Like the taste umami, there are aspects of IT management which we all vaguely recognise but which we have not defined well enough to manage effectively.

Since the time of Aristotle, we have subdivided our sense of taste into different individual sensations.

Different traditions have divided taste differently. In the West, we have traditionally acknowledged four primary tastes: sweetness, bitterness, sourness and saltiness.

More recently, based on sharing ideas with other traditions and on better scientific understanding, a fifth primary taste has been acknowledged. In English, there is no word for this taste, which could be described as "savoury" or "meaty", so we have adopted the Japanese word umami. Acknowledging umami, and understanding the scientific basis for it, has enriched our understanding, and given us new insights into how to create new flavours in the food we eat.

What has this got to do with IT management?

IT management comes in rich and complex flavours, but we acknowledge only two primary tastes:

  • Projects. These are significant lumps of defined change, characterised by objective and scope definition, planning, work assignment and tracking.
  • Processes. These are repeatable, ongoing activities, characterised by defined processes, metrics, and continuous improvement.

There is another primary taste which, like umami, languishes unacknowledged.

This unknown taste flavours a lot of what we do. Here are some activities rich in it:

  • IT review
  • Software selection
  • IT governance
  • Information security
  • Legacy system management
  • Application portfolio management

These can be characterised as systematic investigation, analysis, recommendation, prioritisation and justification. In English, I have struggled to find a good word for this. Perhaps it is "evaluative management", but I will stick with "IT umami" for now.

IT umami is separate from projects because it is not a defined change.

Although it may look like an ongoing process, IT umami is not simply process management in the same way that, say, software change control is. IT umami does not deliver value directly itself, but through the information and recommendations that the activity delivers.

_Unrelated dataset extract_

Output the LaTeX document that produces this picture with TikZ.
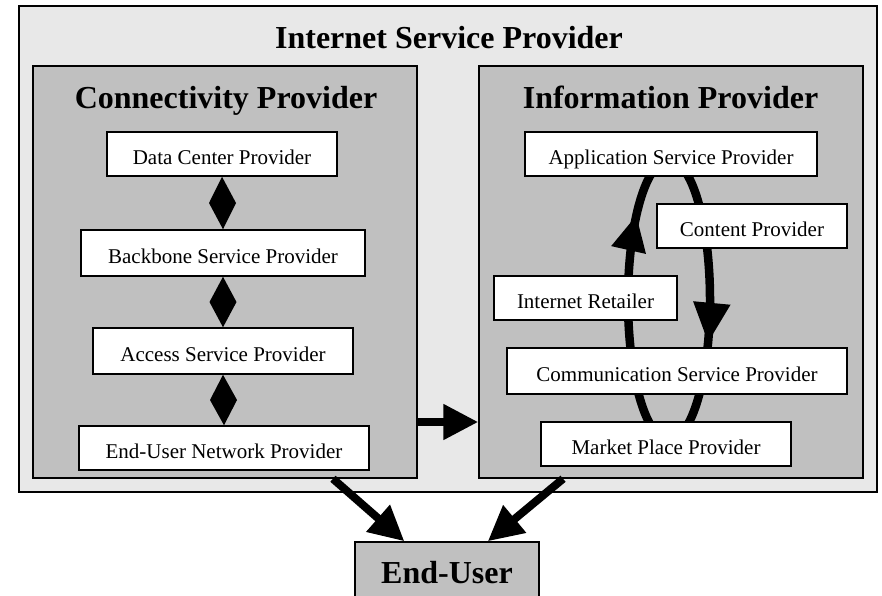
\documentclass[tikz,border=0pt]{standalone}
\usepackage{fontspec}
\setmainfont{Liberation Serif}
\usetikzlibrary{arrows.meta,calc,decorations.markings}
\definecolor{ispgray}{HTML}{E8E8E8}
\definecolor{boxgray}{HTML}{C0C0C0}
\tikzset{
  container/.style={draw=black, line width=1.5pt, inner sep=0pt},
  title/.style={font=\fontsize{32}{38}\selectfont\bfseries, inner sep=0pt},
  role/.style={draw=black, fill=white, line width=1.5pt, inner sep=0pt,
    font=\fontsize{21}{25}\selectfont, text height=20pt, text depth=0pt},
  flow/.style={line width=8pt, -{Triangle[length=35pt,width=34pt]}},
  cycleflow/.style={line width=8.5pt, postaction={decorate},
    decoration={markings,
      mark=at position 0.07 with {\arrow{Triangle[length=40pt,width=35pt]}},
      mark=at position 0.64 with {\arrow{Triangle[length=36pt,width=33pt]}}}},
}
% filled diamond joining the bottom of one box to the top of the next
\newcommand\diamondlink[2]{%
  \fill (#1.south)
    -- ($(#1.south)!0.5!(#2.north)+(13.5,0)$)
    -- (#2.north)
    -- ($(#1.south)!0.5!(#2.north)-(13.5,0)$) -- cycle;}
\begin{document}
\begin{tikzpicture}[x=1pt, y=-1pt]
  \clip (0,0) rectangle (882,595);

  % containers
  \node[container, fill=ispgray, minimum width=858pt, minimum height=486pt] (isp) at (448,249) {};
  \node[container, fill=boxgray, minimum width=384pt, minimum height=412pt] (conn) at (225,272) {};
  \node[container, fill=boxgray, minimum width=384pt, minimum height=412pt] (info) at (671,272) {};

  \node[title, anchor=base] (ispt) at (449,48) {Internet Service Provider};
  \node[title, anchor=base] (connt) at (226,108) {Connectivity Provider};
  \node[title, anchor=base] (infot) at (670.5,108) {Information Provider};

  % value loop of the information providers
  \draw[cycleflow] (669,300) ellipse [x radius=41, y radius=140];

  % connectivity chain
  \node[role, minimum width=230pt, minimum height=44pt] (dc) at (222,154) {Data Center Provider};
  \node[role, minimum width=284pt, minimum height=46pt] (bb) at (223,253) {Backbone Service Provider};
  \node[role, minimum width=260pt, minimum height=46pt] (acc) at (223,351) {Access Service Provider};
  \node[role, minimum width=290pt, minimum height=44pt] (eun) at (224,448) {End-User Network Provider};
  \diamondlink{dc}{bb}
  \diamondlink{bb}{acc}
  \diamondlink{acc}{eun}

  % information roles
  \node[role, minimum width=292pt, minimum height=44pt] (asp) at (671,154) {Application Service Provider};
  \node[role, minimum width=190pt, minimum height=44pt] (cp) at (752,226) {Content Provider};
  \node[role, minimum width=183pt, minimum height=44pt] (ir) at (585.5,298) {Internet Retailer};
  \node[role, minimum width=340pt, minimum height=46pt] (csp) at (677,371) {Communication Service Provider};
  \node[role, minimum width=250pt, minimum height=44pt] (mpp) at (666,444) {Market Place Provider};

  % end user
  \node[container, fill=boxgray, minimum width=184pt, minimum height=60pt,
        font=\fontsize{32}{38}\selectfont\bfseries, text height=22pt, text depth=0pt] (user) at (447,572) {End-User};

  % flows
  \coordinate (hy) at (0,422);
  \draw[flow] (conn.east |- hy) -- (info.west |- hy);
  \draw[flow] ($(conn.south west)!0.78!(conn.south east)$) -- ($(user.north west)!0.27!(user.north east)$);
  \draw[flow] ($(info.south west)!0.22!(info.south east)$) -- ($(user.north west)!0.72!(user.north east)$);
\end{tikzpicture}
\end{document}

Although we recognise it vaguely, we do not have a well-defined sense of IT umami. We attempt to achieve it through projects and processes. Many projects include a lot of investigation, and yet anything that needs a lot of investigation is ill-defined and hard to manage as a project. Our service delivery processes are peppered with all sorts of reviews, but it is hard to find time for these because of the pressures of day-to-day delivery.

Acknowledging IT umami as a distinct primary contributor to IT management would hugely enrich how we manage. It would give us fresh insights and help us to develop new methods and new tools. It would reduce uncertainty in projects. It would give us better insight and justification for the reviews we carry out as part of service delivery.

Most importantly, properly acknowledging IT umami would help us achieve the things that fall outside our current project and process management. It would give us a clearer sense of direction. It would help us to control and secure IT properly. It would help us halt and reverse the decline into legacy.

But to start we need a better name than IT umami. Anybody?